◆ What you will do ◆
Extract word for word the lines of the listing from its start to the line holding "(1062,5) -- (1062,482);", both ends kept; pictures are not part of the copy.
***** Listed records *****
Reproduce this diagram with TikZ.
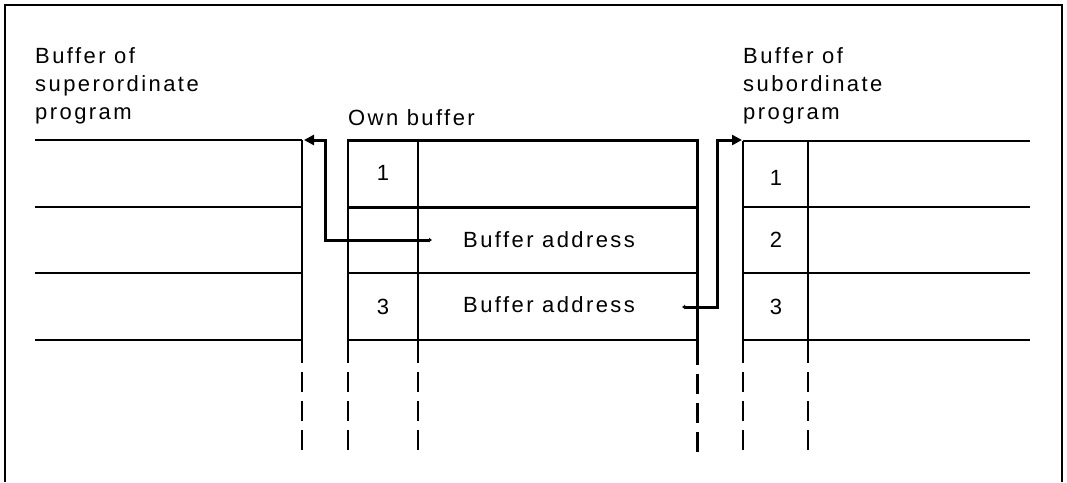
\documentclass[tikz,border=0pt]{standalone}
\usepackage{fontspec}
\setmainfont{Liberation Sans}[LetterSpace=11]
\usetikzlibrary{arrows.meta}
\begin{document}
\begin{tikzpicture}[x=1pt,y=-1pt,
  thinline/.style={line width=1.4pt},
  thickline/.style={line width=3pt},
  dashline/.style={line width=1.4pt, dash pattern=on 20pt off 9pt},
  thickdash/.style={line width=3pt, dash pattern=on 20pt off 9pt},
  lbl/.style={font=\fontsize{22}{28}\selectfont, inner sep=0pt, anchor=base west},
  num/.style={font=\fontsize{22}{28}\selectfont, inner sep=0pt},
  link/.style={line width=3pt, {Latex[length=3pt,width=5pt]}-{Triangle[length=10pt,width=10pt]}}]
\useasboundingbox (0,0) rectangle (1067,482);
% frame
\draw[line width=2pt] (5,482) -- (5,5) -- (1062,5) -- (1062,482);

% labels
\node[lbl] (supA) at (35,63) {Buffer of};
\node[lbl] (supB) at (35,91) {superordinate};
\node[lbl] (supC) at (35,119) {program};
\node[lbl] (own) at (348,125) {Own buffer};
\node[lbl] (subA) at (743,63) {Buffer of};
\node[lbl] (subB) at (743,91) {subordinate};
\node[lbl] (subC) at (743,119) {program};

% left buffer
\foreach \y in {140,207,273,340} \draw[thinline] (35,\y) -- (302,\y);
\draw[thinline] (302,140) -- (302,363);
\draw[dashline] (302,372) -- (302,452);

% own buffer
\draw[thinline] (348,273) -- (697,273);
\draw[thinline] (348,340) -- (697,340);
\draw[thinline] (348,139) -- (348,363);
\draw[dashline] (348,372) -- (348,452);
\draw[thinline] (418,140) -- (418,363);
\draw[dashline] (418,372) -- (418,452);
\draw[thickline] (348,140) -- (697,140);
\draw[thickline] (348,207) -- (697,207);
\draw[thickline] (697,138.5) -- (697,365);
\draw[thickdash] (697,374) -- (697,454);

% right buffer
\foreach \y in {141,207,273,340} \draw[thinline] (743,\y) -- (1030,\y);
\draw[thinline] (743,141) -- (743,363);
\draw[dashline] (743,372) -- (743,452);
\draw[thinline] (808,141) -- (808,363);
\draw[dashline] (808,372) -- (808,452);

% cell texts
\node[num] (o1) at (383,173) {1};
\node[lbl, anchor=west] (ba1) at (463,240) {Buffer address};
\node[num] (o3) at (383,307) {3};
\node[lbl, anchor=west] (ba2) at (463,305) {Buffer address};
\node[num] (s1) at (776,178) {1};
\node[num] (s2) at (776,240) {2};
\node[num] (s3) at (776,307) {3};

% connectors
\coordinate (a1s) at (432,240);
\coordinate (a1v) at (325,140);
\coordinate (a1e) at (304,140);
\draw[link] (a1s) -| (a1v) -- (a1e);
\coordinate (a2s) at (682,307);
\coordinate (a2v) at (717,140);
\coordinate (a2e) at (742,140);
\draw[link] (a2s) -| (a2v) -- (a2e);
\end{tikzpicture}
\end{document}
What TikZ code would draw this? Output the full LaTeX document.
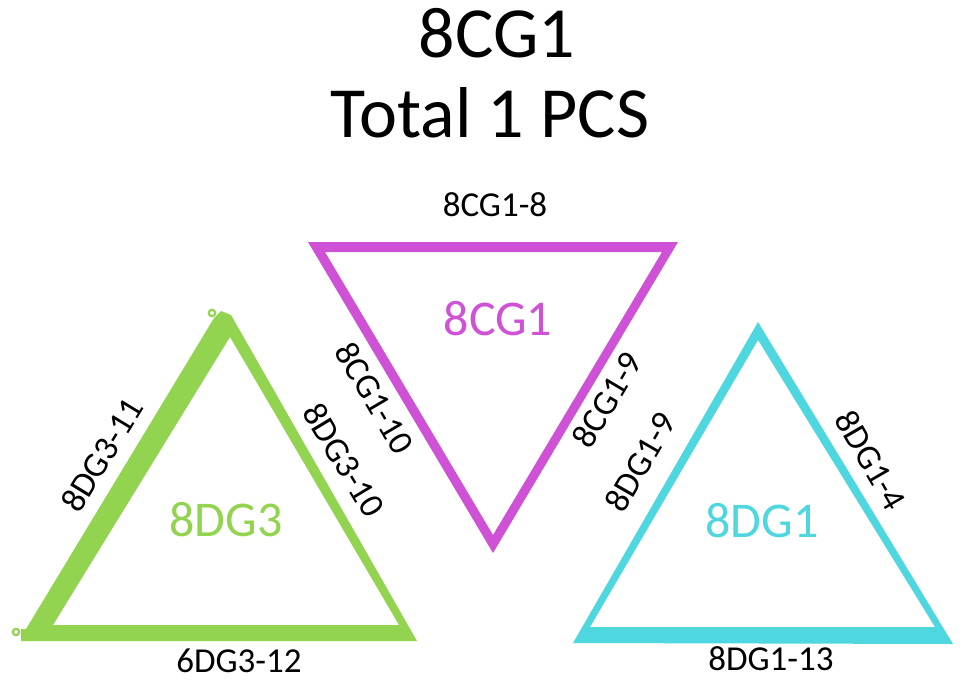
*****
◆ Reply ◆
Reproduce this diagram with TikZ.
\documentclass[tikz,border=0pt]{standalone}
\usepackage{fontspec}
\setmainfont{Liberation Sans}[LetterSpace=11]
\usetikzlibrary{arrows.meta}
\begin{document}
\begin{tikzpicture}[x=1pt,y=-1pt,
  thinline/.style={line width=1.4pt},
  thickline/.style={line width=3pt},
  dashline/.style={line width=1.4pt, dash pattern=on 20pt off 9pt},
  thickdash/.style={line width=3pt, dash pattern=on 20pt off 9pt},
  lbl/.style={font=\fontsize{22}{28}\selectfont, inner sep=0pt, anchor=base west},
  num/.style={font=\fontsize{22}{28}\selectfont, inner sep=0pt},
  link/.style={line width=3pt, {Latex[length=3pt,width=5pt]}-{Triangle[length=10pt,width=10pt]}}]
\useasboundingbox (0,0) rectangle (1067,482);
% frame
\draw[line width=2pt] (5,482) -- (5,5) -- (1062,5) -- (1062,482);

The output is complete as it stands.